Representation of the QR straightening on an examplary receipt
The results of the QR perspective transformation on an exemplary image

The image above shows an extreme case for demonstration purposes. By using the QR code, I can get a top-down perspective of the table by leveraging existing robust QR libraries. At this point, I need only rotate the receipt, which is much more reliable than finding its corners for a four-point transformation. I cut the page from the QR code into this silly shape for two reasons: (1) it reminds me quickly which way is up (2) it does not trigger the rectangle detection when filtering contours.

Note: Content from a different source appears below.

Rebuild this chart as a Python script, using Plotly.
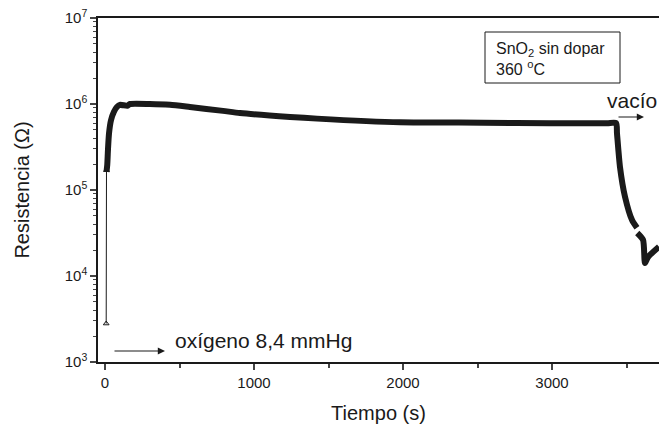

I find that this is quite a nice UX. I don't have to tape anything to an envelope and feed it through my scanner. I don't have to hunt for an app or a website to take a picture and have it appear in my server. I just take a picture with my normal camera app, and it will be analyzed. If the image does not contain a magic QR code, it won't be processed, so the street sign in the background of a portrait won't tell my friends that they owe me some nonsensical amount of money.

Conclusions

I am still using this software almost every day. Sometimes, an image gets processed correctly. Other times, my software gets better as a result of my expanding it to handle a new edge case. I am very proud of this project. I think it's extremely cool that I can take a picture and have a receipt show up in a website I don't control and have push notifications get sent to my friends telling them they owe me money as a result. At the same time, I am very aware that this project has taken a lot more of my precious time than I anticipated, and that it would have been much faster for me to digitize those receipts by hand. But where's the fun in that?! Plus, if this blog post or the open source code on GitHub is used by or inspires anybody, then it was all worth it.